(Data segment):
------------------------------------

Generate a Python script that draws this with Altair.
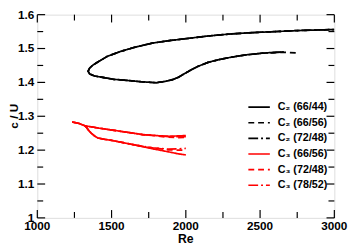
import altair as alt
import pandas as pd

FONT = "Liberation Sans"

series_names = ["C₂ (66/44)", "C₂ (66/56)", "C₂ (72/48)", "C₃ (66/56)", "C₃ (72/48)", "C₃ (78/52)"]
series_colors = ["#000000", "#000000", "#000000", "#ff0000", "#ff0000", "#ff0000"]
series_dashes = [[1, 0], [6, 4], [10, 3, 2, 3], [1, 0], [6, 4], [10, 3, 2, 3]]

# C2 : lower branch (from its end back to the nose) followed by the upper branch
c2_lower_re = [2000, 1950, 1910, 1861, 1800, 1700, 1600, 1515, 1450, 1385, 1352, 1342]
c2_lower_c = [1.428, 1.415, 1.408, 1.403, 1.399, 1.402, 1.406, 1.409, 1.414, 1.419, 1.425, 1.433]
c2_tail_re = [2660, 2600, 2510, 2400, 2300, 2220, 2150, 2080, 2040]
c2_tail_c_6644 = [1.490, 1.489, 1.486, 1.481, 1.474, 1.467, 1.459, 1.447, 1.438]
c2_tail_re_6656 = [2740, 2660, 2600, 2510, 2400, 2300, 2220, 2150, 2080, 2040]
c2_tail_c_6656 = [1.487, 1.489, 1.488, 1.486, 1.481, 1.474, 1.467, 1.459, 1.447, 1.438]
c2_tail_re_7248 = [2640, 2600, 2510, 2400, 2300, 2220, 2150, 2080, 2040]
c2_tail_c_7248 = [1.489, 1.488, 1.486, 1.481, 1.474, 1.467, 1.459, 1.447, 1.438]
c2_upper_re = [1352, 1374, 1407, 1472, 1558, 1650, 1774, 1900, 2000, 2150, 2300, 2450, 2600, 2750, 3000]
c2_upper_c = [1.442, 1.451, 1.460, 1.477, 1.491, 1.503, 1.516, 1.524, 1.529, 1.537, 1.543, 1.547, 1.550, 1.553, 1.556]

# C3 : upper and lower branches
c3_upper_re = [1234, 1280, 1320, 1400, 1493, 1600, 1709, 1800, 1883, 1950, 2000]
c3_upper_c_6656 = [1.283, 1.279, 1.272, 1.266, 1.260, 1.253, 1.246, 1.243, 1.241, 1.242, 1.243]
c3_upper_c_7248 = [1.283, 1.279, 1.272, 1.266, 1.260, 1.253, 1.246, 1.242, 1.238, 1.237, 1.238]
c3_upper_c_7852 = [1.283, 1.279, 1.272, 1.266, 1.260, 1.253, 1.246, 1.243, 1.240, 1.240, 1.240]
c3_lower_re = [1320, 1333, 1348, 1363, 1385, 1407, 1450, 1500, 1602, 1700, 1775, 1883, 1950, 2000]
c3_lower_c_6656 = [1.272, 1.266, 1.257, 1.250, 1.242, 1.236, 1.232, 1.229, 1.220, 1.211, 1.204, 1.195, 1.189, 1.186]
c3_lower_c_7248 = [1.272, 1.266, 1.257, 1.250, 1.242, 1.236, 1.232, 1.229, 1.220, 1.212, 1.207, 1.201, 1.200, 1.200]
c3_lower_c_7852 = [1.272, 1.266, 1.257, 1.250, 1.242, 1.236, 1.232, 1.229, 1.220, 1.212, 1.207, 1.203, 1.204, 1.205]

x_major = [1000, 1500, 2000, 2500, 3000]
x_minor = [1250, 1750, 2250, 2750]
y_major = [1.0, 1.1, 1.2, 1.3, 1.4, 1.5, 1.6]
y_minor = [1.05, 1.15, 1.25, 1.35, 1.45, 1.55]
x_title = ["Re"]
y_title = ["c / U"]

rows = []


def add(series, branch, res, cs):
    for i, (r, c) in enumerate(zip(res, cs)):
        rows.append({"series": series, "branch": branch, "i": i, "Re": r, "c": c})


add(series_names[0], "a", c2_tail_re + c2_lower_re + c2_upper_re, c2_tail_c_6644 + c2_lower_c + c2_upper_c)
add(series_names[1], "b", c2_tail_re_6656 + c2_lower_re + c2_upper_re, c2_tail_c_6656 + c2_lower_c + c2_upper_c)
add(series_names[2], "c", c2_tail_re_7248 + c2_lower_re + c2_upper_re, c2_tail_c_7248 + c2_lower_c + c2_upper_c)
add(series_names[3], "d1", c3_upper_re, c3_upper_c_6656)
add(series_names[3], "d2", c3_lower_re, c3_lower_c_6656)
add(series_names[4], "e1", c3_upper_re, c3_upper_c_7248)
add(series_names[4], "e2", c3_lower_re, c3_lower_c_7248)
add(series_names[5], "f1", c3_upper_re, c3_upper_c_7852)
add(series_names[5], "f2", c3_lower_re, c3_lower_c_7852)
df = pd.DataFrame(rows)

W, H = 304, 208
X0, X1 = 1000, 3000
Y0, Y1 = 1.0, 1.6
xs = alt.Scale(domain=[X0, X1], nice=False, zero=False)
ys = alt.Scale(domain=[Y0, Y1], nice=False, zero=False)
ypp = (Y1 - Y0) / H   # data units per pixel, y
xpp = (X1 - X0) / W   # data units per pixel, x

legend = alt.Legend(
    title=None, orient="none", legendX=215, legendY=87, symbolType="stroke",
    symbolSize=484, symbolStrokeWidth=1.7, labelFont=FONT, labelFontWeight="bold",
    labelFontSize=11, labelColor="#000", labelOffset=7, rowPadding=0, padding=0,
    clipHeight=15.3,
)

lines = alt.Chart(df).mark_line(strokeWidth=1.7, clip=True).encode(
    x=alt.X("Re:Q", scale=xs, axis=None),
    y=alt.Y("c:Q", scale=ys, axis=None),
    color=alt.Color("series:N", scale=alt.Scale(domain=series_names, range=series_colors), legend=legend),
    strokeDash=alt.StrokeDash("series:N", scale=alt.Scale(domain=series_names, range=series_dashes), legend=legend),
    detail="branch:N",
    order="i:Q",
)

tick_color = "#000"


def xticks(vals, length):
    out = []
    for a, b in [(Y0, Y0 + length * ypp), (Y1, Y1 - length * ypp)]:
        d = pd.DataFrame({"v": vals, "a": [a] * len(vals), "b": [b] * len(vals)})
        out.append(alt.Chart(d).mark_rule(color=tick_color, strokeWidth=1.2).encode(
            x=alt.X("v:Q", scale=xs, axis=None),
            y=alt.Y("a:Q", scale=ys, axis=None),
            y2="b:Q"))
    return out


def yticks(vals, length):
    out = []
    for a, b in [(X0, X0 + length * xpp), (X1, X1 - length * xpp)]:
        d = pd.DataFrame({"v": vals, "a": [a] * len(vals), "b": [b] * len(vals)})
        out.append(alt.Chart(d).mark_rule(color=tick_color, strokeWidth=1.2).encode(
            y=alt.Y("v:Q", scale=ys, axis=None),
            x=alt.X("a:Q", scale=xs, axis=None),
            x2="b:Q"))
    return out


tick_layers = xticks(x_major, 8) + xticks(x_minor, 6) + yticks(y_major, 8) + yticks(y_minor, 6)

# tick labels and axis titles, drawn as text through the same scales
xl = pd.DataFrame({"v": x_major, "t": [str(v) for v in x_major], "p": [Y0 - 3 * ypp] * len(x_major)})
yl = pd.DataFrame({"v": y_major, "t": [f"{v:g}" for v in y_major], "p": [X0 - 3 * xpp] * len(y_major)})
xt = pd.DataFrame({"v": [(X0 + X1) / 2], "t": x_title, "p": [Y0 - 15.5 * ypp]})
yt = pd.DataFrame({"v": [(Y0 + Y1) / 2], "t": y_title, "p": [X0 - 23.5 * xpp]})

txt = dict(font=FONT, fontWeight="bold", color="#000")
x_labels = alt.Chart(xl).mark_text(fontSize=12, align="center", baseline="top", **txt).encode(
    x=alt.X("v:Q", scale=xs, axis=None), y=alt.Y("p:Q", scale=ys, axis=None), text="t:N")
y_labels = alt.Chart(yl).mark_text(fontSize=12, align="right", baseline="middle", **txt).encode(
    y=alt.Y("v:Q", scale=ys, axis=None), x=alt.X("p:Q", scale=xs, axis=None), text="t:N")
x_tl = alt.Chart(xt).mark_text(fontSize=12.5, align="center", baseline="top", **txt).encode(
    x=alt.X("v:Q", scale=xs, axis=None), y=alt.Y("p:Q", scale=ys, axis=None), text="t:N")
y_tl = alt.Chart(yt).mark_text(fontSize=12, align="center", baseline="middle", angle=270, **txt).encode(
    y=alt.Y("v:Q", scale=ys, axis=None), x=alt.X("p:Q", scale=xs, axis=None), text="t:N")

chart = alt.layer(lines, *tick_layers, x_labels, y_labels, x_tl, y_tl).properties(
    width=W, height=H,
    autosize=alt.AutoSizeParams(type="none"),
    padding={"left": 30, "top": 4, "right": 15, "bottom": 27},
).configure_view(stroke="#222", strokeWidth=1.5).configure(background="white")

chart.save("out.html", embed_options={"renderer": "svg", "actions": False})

------------------------------------

Pictures stay out. Print the data exactly, from its first line through the line containing "1.550, 1.553, 1.556]".

(Response for this exercise):
Generate a Python script that draws this with Altair.
import altair as alt
import pandas as pd

FONT = "Liberation Sans"

series_names = ["C₂ (66/44)", "C₂ (66/56)", "C₂ (72/48)", "C₃ (66/56)", "C₃ (72/48)", "C₃ (78/52)"]
series_colors = ["#000000", "#000000", "#000000", "#ff0000", "#ff0000", "#ff0000"]
series_dashes = [[1, 0], [6, 4], [10, 3, 2, 3], [1, 0], [6, 4], [10, 3, 2, 3]]

# C2 : lower branch (from its end back to the nose) followed by the upper branch
c2_lower_re = [2000, 1950, 1910, 1861, 1800, 1700, 1600, 1515, 1450, 1385, 1352, 1342]
c2_lower_c = [1.428, 1.415, 1.408, 1.403, 1.399, 1.402, 1.406, 1.409, 1.414, 1.419, 1.425, 1.433]
c2_tail_re = [2660, 2600, 2510, 2400, 2300, 2220, 2150, 2080, 2040]
c2_tail_c_6644 = [1.490, 1.489, 1.486, 1.481, 1.474, 1.467, 1.459, 1.447, 1.438]
c2_tail_re_6656 = [2740, 2660, 2600, 2510, 2400, 2300, 2220, 2150, 2080, 2040]
c2_tail_c_6656 = [1.487, 1.489, 1.488, 1.486, 1.481, 1.474, 1.467, 1.459, 1.447, 1.438]
c2_tail_re_7248 = [2640, 2600, 2510, 2400, 2300, 2220, 2150, 2080, 2040]
c2_tail_c_7248 = [1.489, 1.488, 1.486, 1.481, 1.474, 1.467, 1.459, 1.447, 1.438]
c2_upper_re = [1352, 1374, 1407, 1472, 1558, 1650, 1774, 1900, 2000, 2150, 2300, 2450, 2600, 2750, 3000]
c2_upper_c = [1.442, 1.451, 1.460, 1.477, 1.491, 1.503, 1.516, 1.524, 1.529, 1.537, 1.543, 1.547, 1.550, 1.553, 1.556]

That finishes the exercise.